Laura Conejero borda el rol de Lady Bracknell, apretando el acelerador del artificio con tres ecos poderosos: Anna Lizaran, Rosa María Sardà, Amparo Baró. Un personaje feroz en su hipocresía, casi terrorífico a la hora de dictar sus normas, que le vale a Conejero un retorno de aplauso en el tercer acto, donde sus silencios y pausas restallan como látigos. Gwendolen Fairfax, que fascina a John, es Paula Malia, del trío The Mamzelles. Canta bien y su juego tiene ritmo; tal vez se exceda un poco en el tono neurótico del personaje. Cecily Cardew es Paula Jornet: puro encanto. Exhala un aire juguetón que me recuerda a la joven Emma Cohen. Se hizo popular gracias a la serie La riera (y como cantante), pero para mí es todo un descubrimiento.
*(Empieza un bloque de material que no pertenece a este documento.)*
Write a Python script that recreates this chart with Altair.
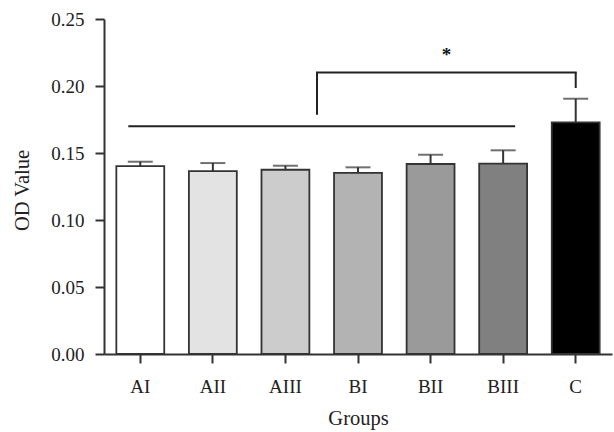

Norbert Martínez es Lane, un mayordomo que tiene algo de Jeeves, y luego el reverendo Chasuble, enamorado de la institutriz Leticia Prism (Mia Esteve), una pareja que, reimaginada por los adaptadores, guiña el ojo al público con malicia en una inesperada canción sobre los usos de la mermelada. Mi canción favorita, por cierto, es Tothom parla, formidablemente colocada en la escena en que los personajes ajardinan el decorado. El enredo no pierde casi nunca la ligereza: la versión funciona, fluye y deleita al público.

Selvas cita a Francisco Nieva, que definió la comedia como “un perfecto sueño teatral”, quizás el último de su autor: tres meses después de su triunfo, Wilde fue denunciado por gross indecency por el padre de Lord Alfred Douglas, su joven amante, y condenado a dos años de prisión y trabajos forzados que acabaron con su popularidad y casi con su vida.

El montaje del TNC agotó las localidades antes de su estreno, y tras el éxito va directo al Poliorama barcelonés del 5 de julio al 5 de agosto, en un transfer en el más puro estilo del West End.

La importància de ser Frank, de Oscar Wilde. TNC (Barcelona). Director: David Selvas. Intérpretes: Laura Conejero, Miki Esparbé, David Verdaguer, Paula Jornet, Paula Malia, Mia Esteve, Norbert Martínez. Hasta el 10 de junio.